Roasted Red Pepper Pasta
Look no further for the perfect BBQ Side Dish! Make this Mediterranean-inspired Roasted Red Pepper Pasta in just 15 minutes! Dish it up even faster by serving with premade Open Nature® vinaigrette! It’s guaranteed to be a crowd-pleaser.
Total cook time
- 6 ounces Signature SELECT™ rotini pasta (cooked al dente)
- 1/2 English cucumber (sliced)
- 1/3 cup Signature SELECT™ marinated artichoke hearts quartered (chopped)

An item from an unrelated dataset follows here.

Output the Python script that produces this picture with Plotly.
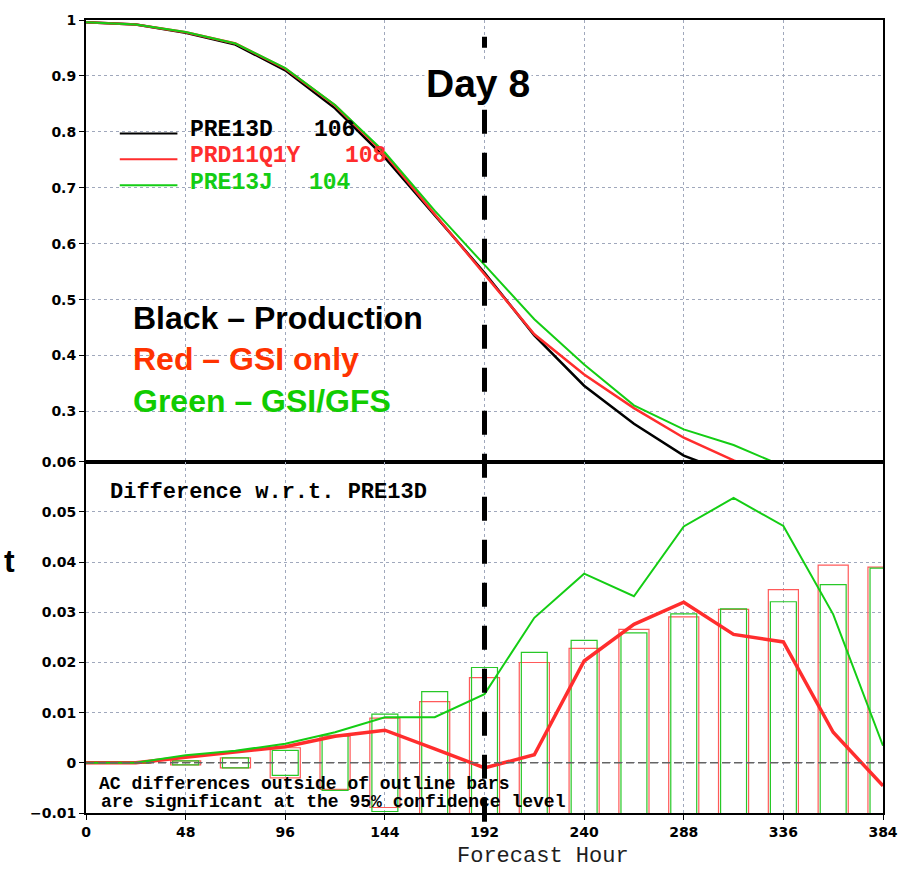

- 1/2 medium red bell pepper (chopped)
- 1/2 teaspoon Signature SELECT™ dried dill
- 1/3 cup Primo Taglio® crumbled feta cheese
- 2 tablespoons Signature SELECT™ roasted red pepper (coarsely chopped)
- 3 tablespoons Signature SELECT™ extra virgin olive oil
- 1 teaspoon lemon zest plus 1 tablespoon lemon juice
- 1 clove garlic
- 1/4 teaspoon kosher salt
- 1/4 teaspoon black pepper
In a blender, add vinaigrette ingredients and pulse until well combined. Set aside.
In a large mixing bowl, add pasta, cucumber, artichoke hearts, bell pepper and dill. Toss to combine. Gently stir the vinaigrette into the salad until well coated. Garnish with feta.
Step 3 :: Helpful Hints
Save time by using Open Nature® Lemon and Olive Oil dressing in place of the vinaigrette!
All recipe ingredients should be cooked to a safe internal temperature according to USDA guidelines. After preparing a recipe, please store any leftovers in the refrigerator.